Hi Craig,

> [Steve]
>> I think the fact/value distinction is just to say that facts and
>> values are different sorts of things.

>Craig:
> For Searle the Is-Ought gap is the same as the fact/value gap
> & the descriptive/evaluative gap.

Steve:
I'n not sure what he means by saying that they are the same. Can you
point me to his essay? I couldn't find it on the web anywhere.

>
> [Steve]
>> Putnam is saying "so what?" We are never in that
>> position of having a bunch of "is" premises and needing to derive our
>> very first "ought."
>

Craig:
> If this is right, Putnam misses the point.


Steve:
I can't see why this misses the point. If we are never in the position
of trying to derive an ought from a list of ises, then why would it
ever be important to say that it can or can't be done?



Craig:
Whether we NEED to or not, CAN we derive an "ought" from an "is"?
There might be "oughts" which cannot be derived & others which can.
Of the latter, CAN they only be derived from "is es".

Steve:
In this question about CANs and CAN'Ts, what is supposed to be
preventing us from or allowing us to do something?
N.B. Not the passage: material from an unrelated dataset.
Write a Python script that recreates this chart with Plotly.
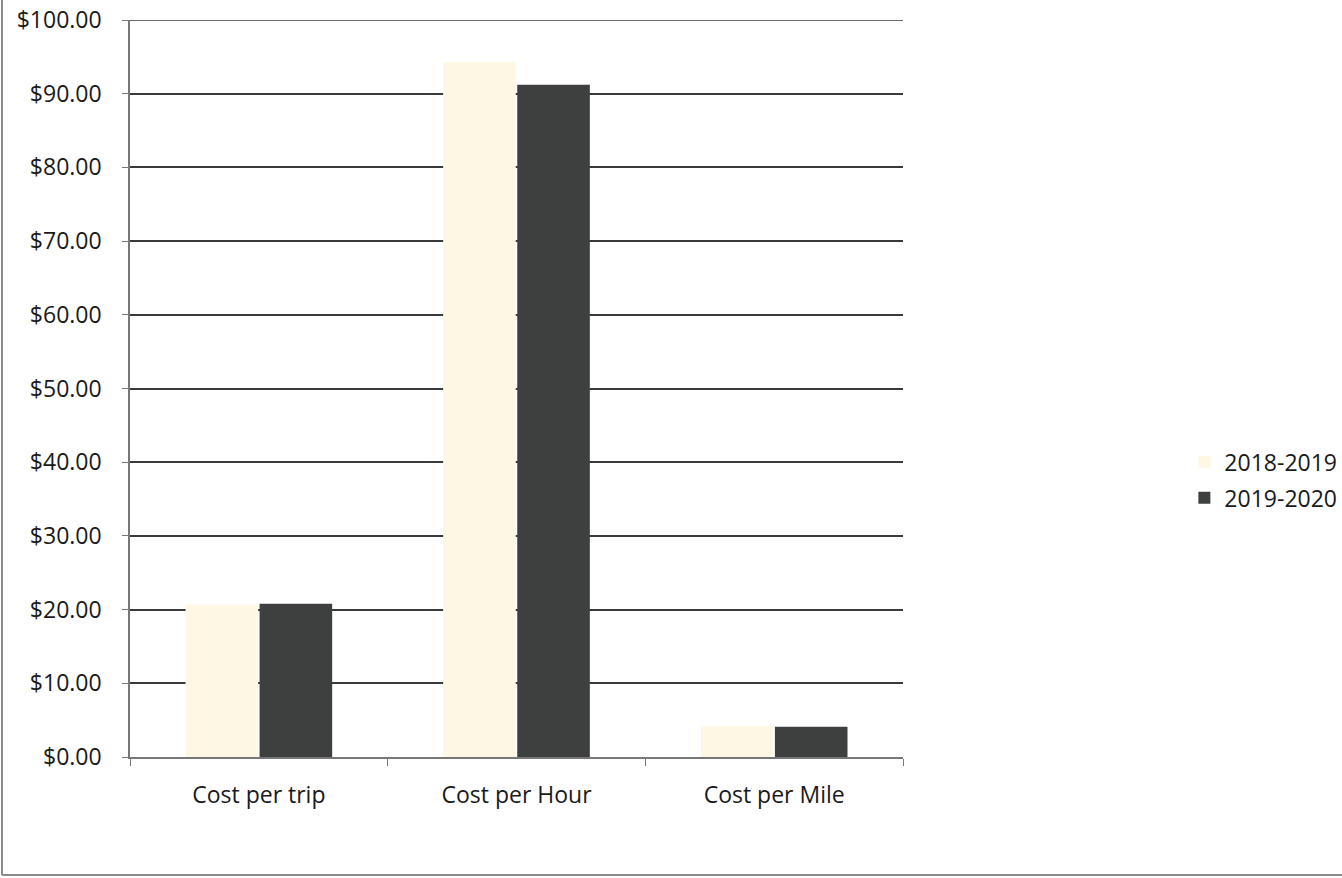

Putnam would probably agree with Hume that reasoning from is to ought
can't be done, but he might say (and I'm pretty sure Matt K and Rorty
would say) that it is a matter of the norms of discourse rather than
being a directive of Reason. The universe doesn't somehow prevent us
from drawing is-to-ought conclusions. We prevent one another form
doing so because we have found that such reasoning does not serve us
well for our purposes.

As Matt K said previously, to our modern ears it just sounds like a
non sequitor to make the is-ought leap as in such attempted syllogisms
as "we ought to rule in the future because we rule now and we always
have ruled in th past." The aristocracy will have to give us a better
argument than that, and the form such a better argument will need to
take will need to presuppose not only some factual assertions but some
agreement about what ought to be done under certain circumstances.
However, as Horse's example shows, if two people actually didn't have
any agreement whatsoever about what ought to happen or what the world
ought to be like or what conclusions ought to follow from what
premises there would be no hope for getting consensus through rational
argumentation.

In fact, if there were universal agreement that we should rule out
arguments that attempt to move from a set of ises alone to one or more
oughts, then we would have universal agreement on an ought premise
that would make the whole question moot. Such universal agreement
would mean (as Putnam and Pierce insist) that we are never in the
position of agreeing only on a set of ises but not on any oughts.